▸ What is expected: Leave out the pictures, then reproduce the rest of the material exactly.

▸ Data excerpt:
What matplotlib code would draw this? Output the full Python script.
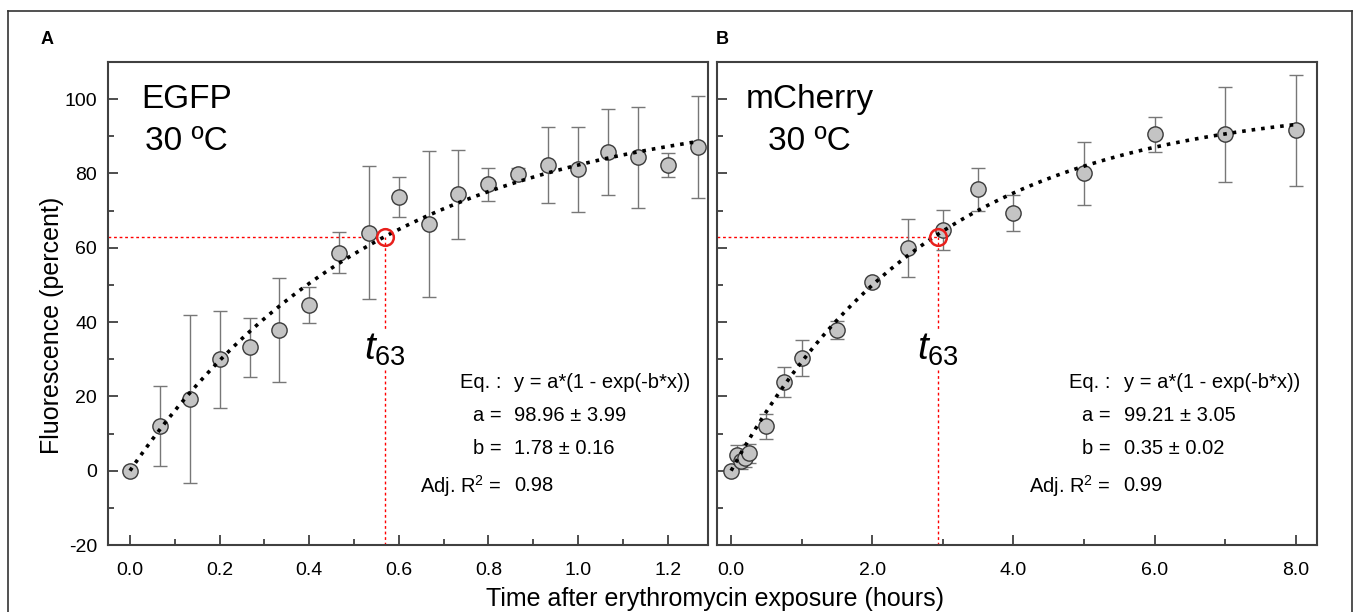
import numpy as np
import matplotlib
matplotlib.use("Agg")
import matplotlib.pyplot as plt
from matplotlib.lines import Line2D
from matplotlib.ticker import MultipleLocator, FormatStrFormatter

plt.rcParams['font.family'] = ['Liberation Sans', 'DejaVu Sans']
plt.rcParams['mathtext.fontset'] = 'custom'
plt.rcParams['mathtext.rm'] = 'Liberation Sans'
plt.rcParams['mathtext.it'] = 'Liberation Sans:italic'
plt.rcParams['axes.unicode_minus'] = False

# ---- panel A: EGFP ----
egfp_t = [0, 0.067, 0.133, 0.2, 0.267, 0.333, 0.4, 0.467, 0.533, 0.6,
          0.667, 0.733, 0.8, 0.867, 0.933, 1.0, 1.067, 1.133, 1.2, 1.267]
egfp_y = [0, 12.1, 19.3, 30.0, 33.2, 37.9, 44.6, 58.7, 64.1, 73.6,
          66.4, 74.4, 77.1, 79.9, 82.3, 81.1, 85.8, 84.3, 82.3, 87.2]
egfp_err = [0.5, 10.8, 22.5, 13.0, 8.0, 14.0, 4.8, 5.5, 17.8, 5.4,
            19.6, 12.0, 4.5, 1.5, 10.2, 11.5, 11.5, 13.7, 3.3, 13.7]
egfp_a, egfp_b = 98.96, 1.78
egfp_t63 = 0.57

# ---- panel B: mCherry ----
mch_t = [0, 0.083, 0.133, 0.2, 0.25, 0.5, 0.75, 1.0, 1.5, 2.0,
         2.5, 3.0, 3.5, 4.0, 5.0, 6.0, 7.0, 8.0]
mch_y = [0, 4.3, 2.5, 3.4, 4.7, 11.9, 23.8, 30.3, 37.9, 50.7,
         59.9, 64.8, 75.7, 69.3, 80.0, 90.5, 90.5, 91.6]
mch_err = [0.5, 2.5, 2.0, 2.5, 2.5, 3.4, 4.0, 4.9, 2.4, 1.0,
           7.8, 5.5, 5.7, 4.9, 8.6, 4.7, 12.8, 14.9]
mch_a, mch_b = 99.21, 0.35
mch_t63 = 2.93

fit_text_A = ["y = a*(1 - exp(-b*x))", "98.96 ± 3.99", "1.78 ± 0.16", "0.98"]
fit_text_B = ["y = a*(1 - exp(-b*x))", "99.21 ± 3.05", "0.35 ± 0.02", "0.99"]
row_names = ["Eq. :", "a =", "b =", "Adj. R$^{2}$ ="]

W, H = 1357, 612
fig = plt.figure(figsize=(W / 100, H / 100), dpi=100)

def px(x0, y0, x1, y1):
    return [x0 / W, 1 - y1 / H, (x1 - x0) / W, (y1 - y0) / H]

axA = fig.add_axes(px(108, 62, 708, 545))
axB = fig.add_axes(px(717, 62, 1317, 545))

spine_c = '#404040'


def draw_panel(ax, t, y, err, a, b, t63, xlim, xmaj, xmin_, fit_txt, title,
               title_x, txt_split, show_ylabels):
    ax.set_xlim(*xlim)
    ax.set_ylim(-20, 110)
    ax.errorbar(t, y, yerr=err, fmt='none', ecolor='#777777', elinewidth=1,
                capsize=5, capthick=1, zorder=2)
    ax.plot(t, y, 'o', ms=11, mfc='#c4c4c4', mec='#3a3a3a', mew=1, zorder=3)
    xs = np.linspace(0, max(t), 300)
    ax.plot(xs, a * (1 - np.exp(-b * xs)), color='black', lw=2.6, ls=':', zorder=4)
    # t63 guide lines
    ax.plot([xlim[0], t63], [63, 63], color='red', lw=1, ls=(0, (2, 2)), zorder=1)
    ax.plot([t63, t63], [-20, 63], color='red', lw=1, ls=(0, (2, 2)), zorder=1)
    ax.plot([t63], [63], 'o', ms=12, mfc='none', mec='#e8201c', mew=1.8, zorder=5)
    ax.text(t63, 32.5, r'$\mathit{t}_{63}$', fontsize=28, ha='center', va='center',
            bbox=dict(facecolor='white', edgecolor='none', pad=0.5), zorder=2)

    line1, line2 = title.split("\n")
    ax.text(title_x, 97.6, line1, fontsize=24, ha='center', va='baseline')
    ax.text(title_x, 86.3, line2, fontsize=24, ha='center', va='baseline')

    rows_y = [23.7, 14.8, 5.9, -4.0]
    for name, val, ry in zip(row_names, fit_txt, rows_y):
        ax.text(txt_split[0], ry, name, fontsize=14.5, ha='right', va='center')
        ax.text(txt_split[1], ry, val, fontsize=14.5, ha='left', va='center')

    for s in ax.spines.values():
        s.set_color(spine_c)
        s.set_linewidth(1.5)
    ax.xaxis.set_major_locator(MultipleLocator(xmaj))
    ax.xaxis.set_minor_locator(MultipleLocator(xmin_))
    ax.xaxis.set_major_formatter(FormatStrFormatter('%.1f'))
    ax.yaxis.set_major_locator(MultipleLocator(20))
    ax.yaxis.set_minor_locator(MultipleLocator(10))
    ax.tick_params(which='both', direction='in', color=spine_c, width=1.3,
                   top=False, right=False, labelsize=14)
    ax.tick_params(which='major', length=7)
    ax.tick_params(axis='x', which='major', pad=12)
    ax.tick_params(axis='y', which='major', pad=8)
    ax.tick_params(which='minor', length=4)
    if not show_ylabels:
        ax.tick_params(axis='y', labelleft=False)


draw_panel(axA, egfp_t, egfp_y, egfp_err, egfp_a, egfp_b, egfp_t63,
           (-0.049, 1.29), 0.2, 0.1, fit_text_A, "EGFP\n30 ºC", 0.127,
           (0.83, 0.857), True)
draw_panel(axB, mch_t, mch_y, mch_err, mch_a, mch_b, mch_t63,
           (-0.2, 8.3), 2.0, 1.0, fit_text_B, "mCherry\n30 ºC", 1.11,
           (5.38, 5.56), False)

fig.text(47 / W, 1 - 39 / H, 'A', fontsize=13, fontweight='bold', ha='center', va='center')
fig.text(722 / W, 1 - 39 / H, 'B', fontsize=13, fontweight='bold', ha='center', va='center')

fig.text(52 / W, 1 - 325 / H, 'Fluorescence (percent)', fontsize=18, rotation=90,
         ha='center', va='center')
fig.text(715 / W, 1 - 606 / H, 'Time after erythromycin exposure (hours)', fontsize=18,
         ha='center', va='baseline')

# outer frame
frame_kw = dict(color='#333333', lw=1.2, transform=fig.transFigure)
fig.add_artist(Line2D([8 / W, 8 / W], [0, 1 - 11 / H], **frame_kw))
fig.add_artist(Line2D([1352 / W, 1352 / W], [0, 1 - 11 / H], **frame_kw))
fig.add_artist(Line2D([8 / W, 1352 / W], [1 - 11 / H, 1 - 11 / H], **frame_kw))

fig.savefig('out.png', dpi=100)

▸ Result for this exercise:
What matplotlib code would draw this? Output the full Python script.
import numpy as np
import matplotlib
matplotlib.use("Agg")
import matplotlib.pyplot as plt
from matplotlib.lines import Line2D
from matplotlib.ticker import MultipleLocator, FormatStrFormatter

plt.rcParams['font.family'] = ['Liberation Sans', 'DejaVu Sans']
plt.rcParams['mathtext.fontset'] = 'custom'
plt.rcParams['mathtext.rm'] = 'Liberation Sans'
plt.rcParams['mathtext.it'] = 'Liberation Sans:italic'
plt.rcParams['axes.unicode_minus'] = False

# ---- panel A: EGFP ----
egfp_t = [0, 0.067, 0.133, 0.2, 0.267, 0.333, 0.4, 0.467, 0.533, 0.6,
          0.667, 0.733, 0.8, 0.867, 0.933, 1.0, 1.067, 1.133, 1.2, 1.267]
egfp_y = [0, 12.1, 19.3, 30.0, 33.2, 37.9, 44.6, 58.7, 64.1, 73.6,
          66.4, 74.4, 77.1, 79.9, 82.3, 81.1, 85.8, 84.3, 82.3, 87.2]
egfp_err = [0.5, 10.8, 22.5, 13.0, 8.0, 14.0, 4.8, 5.5, 17.8, 5.4,
            19.6, 12.0, 4.5, 1.5, 10.2, 11.5, 11.5, 13.7, 3.3, 13.7]
egfp_a, egfp_b = 98.96, 1.78
egfp_t63 = 0.57

# ---- panel B: mCherry ----
mch_t = [0, 0.083, 0.133, 0.2, 0.25, 0.5, 0.75, 1.0, 1.5, 2.0,
         2.5, 3.0, 3.5, 4.0, 5.0, 6.0, 7.0, 8.0]
mch_y = [0, 4.3, 2.5, 3.4, 4.7, 11.9, 23.8, 30.3, 37.9, 50.7,
         59.9, 64.8, 75.7, 69.3, 80.0, 90.5, 90.5, 91.6]
mch_err = [0.5, 2.5, 2.0, 2.5, 2.5, 3.4, 4.0, 4.9, 2.4, 1.0,
           7.8, 5.5, 5.7, 4.9, 8.6, 4.7, 12.8, 14.9]
mch_a, mch_b = 99.21, 0.35
mch_t63 = 2.93

fit_text_A = ["y = a*(1 - exp(-b*x))", "98.96 ± 3.99", "1.78 ± 0.16", "0.98"]
fit_text_B = ["y = a*(1 - exp(-b*x))", "99.21 ± 3.05", "0.35 ± 0.02", "0.99"]
row_names = ["Eq. :", "a =", "b =", "Adj. R$^{2}$ ="]

W, H = 1357, 612
fig = plt.figure(figsize=(W / 100, H / 100), dpi=100)

def px(x0, y0, x1, y1):
    return [x0 / W, 1 - y1 / H, (x1 - x0) / W, (y1 - y0) / H]

axA = fig.add_axes(px(108, 62, 708, 545))
axB = fig.add_axes(px(717, 62, 1317, 545))

spine_c = '#404040'


def draw_panel(ax, t, y, err, a, b, t63, xlim, xmaj, xmin_, fit_txt, title,
               title_x, txt_split, show_ylabels):
    ax.set_xlim(*xlim)
    ax.set_ylim(-20, 110)
    ax.errorbar(t, y, yerr=err, fmt='none', ecolor='#777777', elinewidth=1,
                capsize=5, capthick=1, zorder=2)
    ax.plot(t, y, 'o', ms=11, mfc='#c4c4c4', mec='#3a3a3a', mew=1, zorder=3)
    xs = np.linspace(0, max(t), 300)
    ax.plot(xs, a * (1 - np.exp(-b * xs)), color='black', lw=2.6, ls=':', zorder=4)
    # t63 guide lines
    ax.plot([xlim[0], t63], [63, 63], color='red', lw=1, ls=(0, (2, 2)), zorder=1)
    ax.plot([t63, t63], [-20, 63], color='red', lw=1, ls=(0, (2, 2)), zorder=1)
    ax.plot([t63], [63], 'o', ms=12, mfc='none', mec='#e8201c', mew=1.8, zorder=5)
    ax.text(t63, 32.5, r'$\mathit{t}_{63}$', fontsize=28, ha='center', va='center',
            bbox=dict(facecolor='white', edgecolor='none', pad=0.5), zorder=2)

    line1, line2 = title.split("\n")
    ax.text(title_x, 97.6, line1, fontsize=24, ha='center', va='baseline')
    ax.text(title_x, 86.3, line2, fontsize=24, ha='center', va='baseline')

    rows_y = [23.7, 14.8, 5.9, -4.0]
    for name, val, ry in zip(row_names, fit_txt, rows_y):
        ax.text(txt_split[0], ry, name, fontsize=14.5, ha='right', va='center')
        ax.text(txt_split[1], ry, val, fontsize=14.5, ha='left', va='center')

    for s in ax.spines.values():
        s.set_color(spine_c)
        s.set_linewidth(1.5)
    ax.xaxis.set_major_locator(MultipleLocator(xmaj))
    ax.xaxis.set_minor_locator(MultipleLocator(xmin_))
    ax.xaxis.set_major_formatter(FormatStrFormatter('%.1f'))
    ax.yaxis.set_major_locator(MultipleLocator(20))
    ax.yaxis.set_minor_locator(MultipleLocator(10))
    ax.tick_params(which='both', direction='in', color=spine_c, width=1.3,
                   top=False, right=False, labelsize=14)
    ax.tick_params(which='major', length=7)
    ax.tick_params(axis='x', which='major', pad=12)
    ax.tick_params(axis='y', which='major', pad=8)
    ax.tick_params(which='minor', length=4)
    if not show_ylabels:
        ax.tick_params(axis='y', labelleft=False)


draw_panel(axA, egfp_t, egfp_y, egfp_err, egfp_a, egfp_b, egfp_t63,
           (-0.049, 1.29), 0.2, 0.1, fit_text_A, "EGFP\n30 ºC", 0.127,
           (0.83, 0.857), True)
draw_panel(axB, mch_t, mch_y, mch_err, mch_a, mch_b, mch_t63,
           (-0.2, 8.3), 2.0, 1.0, fit_text_B, "mCherry\n30 ºC", 1.11,
           (5.38, 5.56), False)

fig.text(47 / W, 1 - 39 / H, 'A', fontsize=13, fontweight='bold', ha='center', va='center')
fig.text(722 / W, 1 - 39 / H, 'B', fontsize=13, fontweight='bold', ha='center', va='center')

fig.text(52 / W, 1 - 325 / H, 'Fluorescence (percent)', fontsize=18, rotation=90,
         ha='center', va='center')
fig.text(715 / W, 1 - 606 / H, 'Time after erythromycin exposure (hours)', fontsize=18,
         ha='center', va='baseline')

# outer frame
frame_kw = dict(color='#333333', lw=1.2, transform=fig.transFigure)
fig.add_artist(Line2D([8 / W, 8 / W], [0, 1 - 11 / H], **frame_kw))
fig.add_artist(Line2D([1352 / W, 1352 / W], [0, 1 - 11 / H], **frame_kw))
fig.add_artist(Line2D([8 / W, 1352 / W], [1 - 11 / H, 1 - 11 / H], **frame_kw))

fig.savefig('out.png', dpi=100)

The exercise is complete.